■ **EXERCISE**: All lines from the beginning of the listing through the line with "import plotly.graph_objects as go" are to be copied word for word; the pictures are not.

★ ★ ★ ★ ★ ★ ★

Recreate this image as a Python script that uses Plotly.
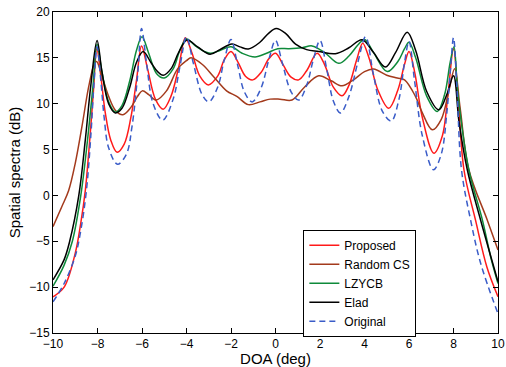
import plotly.graph_objects as go

# ---- data ----
orig_x = [-10, -9.5, -9.0, -8.75, -8.5, -8.3, -8.15, -8.02, -7.85, -7.7, -7.5, -7.1, -6.7, -6.45, -6.2, -6.02,
          -5.8, -5.5, -5.07, -4.6, -4.3, -4.0, -3.7, -3.3, -3.0, -2.6, -2.3, -2.0, -1.7, -1.4, -1.05, -0.65,
          -0.3, 0.0, 0.3, 0.7, 1.04, 1.4, 1.7, 2.0, 2.3, 2.6, 2.92, 3.3, 3.7, 4.05, 4.4, 4.8, 5.2, 5.55, 5.8,
          6.0, 6.25, 6.6, 7.1, 7.45, 7.7, 7.87, 8.0, 8.15, 8.36, 8.77, 9.22, 10]
orig_y = [-11.6, -9.6, -6.6, -3.8, 0.5, 6.5, 12.5, 16.2, 12.5, 8.5, 5.2, 3.4, 4.5, 7.5, 13.0, 18.2,
          14.5, 10.0, 8.2, 10.5, 14.0, 17.3, 14.5, 11.0, 10.2, 11.8, 14.8, 17.0, 14.2, 11.3, 10.2, 11.7,
          14.8, 16.9, 14.5, 11.3, 10.4, 12.0, 14.8, 16.9, 13.8, 10.3, 9.0, 10.8, 14.5, 17.3, 13.2, 9.2, 8.1, 10.5, 14.5,
          16.8, 12.5, 6.5, 2.8, 4.5, 9.0, 14.0, 17.2, 12.0, 2.8, -2.7, -7.4, -12.9]

prop_x = [-10, -9.5, -9.0, -8.75, -8.55, -8.35, -8.18, -8.03, -7.85, -7.65, -7.4, -7.12, -6.8, -6.5, -6.25, -6.02,
          -5.75, -5.4, -5.05, -4.7, -4.35, -4.05, -3.75, -3.4, -3.02, -2.6, -2.3, -2.0, -1.7, -1.35, -1.02, -0.65,
          -0.3, 0.0, 0.35, 0.7, 1.04, 1.4, 1.87, 2.2, 2.6, 2.99, 3.3, 3.65, 3.92, 4.2, 4.6, 5.09, 5.5, 5.8, 6.0,
          6.25, 6.6, 7.12, 7.5, 7.75, 8.0, 8.2, 8.47, 8.99, 9.5, 10]
prop_y = [-11.05, -10.0, -6.3, -3.0, 0.5, 6.0, 11.5, 16.0, 13.0, 9.0, 6.0, 4.7, 5.6, 8.5, 12.5, 16.3,
          13.8, 10.5, 9.4, 10.8, 14.0, 17.2, 15.5, 13.0, 12.05, 13.0, 14.8, 15.7, 14.6, 13.0, 12.6, 13.4,
          14.9, 15.5, 14.2, 12.9, 12.6, 13.6, 15.5, 14.3, 11.8, 10.86, 12.0, 14.8, 16.6, 15.0, 11.5, 9.5, 11.5, 14.3, 15.7,
          13.5, 8.5, 4.6, 6.5, 11.0, 16.0, 11.0, 2.8, -2.7, -7.8, -11.05]

rand_x = [-10, -9.6, -9.3, -9.0, -8.7, -8.4, -8.15, -8.04, -7.8, -7.5, -7.2, -6.86, -6.5, -6.2, -5.99, -5.7,
          -5.36, -4.9, -4.4, -4.0, -3.8, -3.3, -2.79, -2.2, -1.74, -1.22, -0.7, -0.24, 0.2, 0.74, 1.3, 1.94,
          2.5, 2.99, 3.5, 4.0, 4.41, 5.0, 5.47, 5.8, 6.29, 6.6, 7.05, 7.45, 7.8, 8.05, 8.3, 8.69, 9.52, 10]
rand_y = [-3.4, -1.2, 0.5, 3.5, 7.5, 11.8, 14.3, 14.6, 13.0, 10.8, 9.3, 8.8, 9.6, 10.8, 11.4, 11.0,
          10.4, 11.4, 13.8, 14.7, 15.0, 14.3, 12.97, 11.4, 10.8, 9.9, 10.2, 10.5, 10.5, 10.4, 11.8, 13.04,
          12.5, 11.95, 12.6, 13.5, 13.78, 13.1, 12.8, 12.6, 10.8, 9.0, 7.15, 8.3, 11.5, 13.8, 9.5, 2.8, -2.7, -5.95]

lzy_x = [-10, -9.5, -9.13, -8.75, -8.45, -8.2, -8.02, -7.8, -7.5, -7.2, -6.9, -6.55, -6.25, -6.0, -5.7, -5.35,
         -5.0, -4.6, -4.3, -4.0, -3.6, -3.2, -2.94, -2.5, -2.0, -1.5, -0.92, -0.4, 0.1, 0.6, 1.2, 1.64, 2.2,
         2.84, 3.3, 3.7, 4.0, 4.4, 5.02, 5.5, 5.8, 6.0, 6.3, 6.8, 7.27, 7.6, 7.85, 8.02, 8.2, 8.69, 9.3, 9.7, 10]
lzy_y = [-9.9, -7.6, -5.0, 0.0, 6.0, 12.0, 16.5, 13.5, 10.2, 9.1, 9.8, 12.5, 15.8, 17.3, 15.5, 13.3,
         12.8, 13.8, 15.8, 17.05, 16.3, 15.7, 15.5, 15.8, 16.2, 15.5, 15.1, 15.5, 16.0, 16.0, 16.1, 16.3, 15.6,
         14.4, 15.2, 16.4, 17.0, 15.6, 13.5, 14.6, 16.0, 16.7, 15.0, 10.8, 9.15, 11.0, 14.5, 16.2, 11.0, 2.8, -2.7, -7.0, -9.6]

elad_x = [-10, -9.5, -9.25, -8.84, -8.55, -8.3, -8.02, -7.8, -7.5, -7.2, -6.9, -6.55, -6.25, -5.95, -5.6, -5.3,
          -5.05, -4.7, -4.35, -3.98, -3.5, -2.94, -2.5, -1.96, -1.6, -1.22, -0.7, -0.3, 0.03, 0.44, 0.9, 1.4,
          1.94, 2.69, 3.3, 3.89, 4.4, 4.94, 5.4, 5.92, 6.3, 6.8, 7.34, 7.7, 8.0, 8.25, 8.62, 9.22, 10]
elad_y = [-9.2, -7.0, -5.0, 0.0, 6.0, 12.0, 16.9, 13.5, 10.0, 9.0, 9.5, 11.8, 14.5, 15.7, 14.5, 13.5,
          13.1, 13.8, 15.6, 16.95, 16.2, 15.4, 15.9, 16.5, 16.2, 15.96, 16.7, 17.7, 18.2, 17.7, 16.5, 15.9,
          15.7, 15.45, 16.1, 16.98, 15.6, 14.0, 15.6, 17.8, 15.8, 11.3, 9.33, 11.0, 13.05, 8.0, 2.8, -2.7, -9.4]

series = [
    ("Proposed", prop_x, prop_y, "#ff1a1a", "solid"),
    ("Random CS", rand_x, rand_y, "#a33a1c", "solid"),
    ("LZYCB", lzy_x, lzy_y, "#0e8a3a", "solid"),
    ("Elad", elad_x, elad_y, "#000000", "solid"),
    ("Original", orig_x, orig_y, "#3a5cc8", "6px,4px"),
]

x_ticks = [-10, -8, -6, -4, -2, 0, 2, 4, 6, 8, 10]
y_ticks = [-15, -10, -5, 0, 5, 10, 15, 20]

fig = go.Figure()
for name, xs, ys, col, dash in series:
    fig.add_trace(go.Scatter(x=xs, y=ys, mode="lines", name=name,
                             line=dict(color=col, width=1.5, dash=dash, shape="spline", smoothing=1.0)))

font = "Liberation Sans, Arial, sans-serif"
fig.update_layout(
    width=506, height=367,
    margin=dict(l=53, r=8, t=12, b=34, autoexpand=False),
    paper_bgcolor="white", plot_bgcolor="white",
    font=dict(family=font, size=12, color="black"),
    showlegend=True,
    legend=dict(x=0.5626, y=0.322, xanchor="left", yanchor="top",
                bgcolor="white", bordercolor="black", borderwidth=1,
                font=dict(size=12), tracegroupgap=0, itemwidth=30),
)
fig.update_xaxes(range=[-10, 10], tickvals=x_ticks, ticks="inside", ticklen=5, tickcolor="black",
                 showline=True, linecolor="black", linewidth=1, mirror="ticks", showgrid=False, zeroline=False,
                 automargin=False,
                 tickfont=dict(size=12), title=dict(text="DOA (deg)", font=dict(size=15), standoff=0))
fig.update_yaxes(range=[-15, 20], tickvals=y_ticks, ticks="inside", ticklen=5, tickcolor="black",
                 showline=True, linecolor="black", linewidth=1, mirror="ticks", showgrid=False, zeroline=False,
                 automargin=False,
                 tickfont=dict(size=12), title=dict(text="Spatial spectra (dB)", font=dict(size=15), standoff=4))

fig.write_html("out.html", config={"displayModeBar": False},
               post_script="document.body.style.margin='0';document.body.style.padding='0';")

★ ★ ★ ★ ★ ★ ★

■ **SOLUTION FOR THIS EXERCISE**:
Recreate this image as a Python script that uses Plotly.
import plotly.graph_objects as go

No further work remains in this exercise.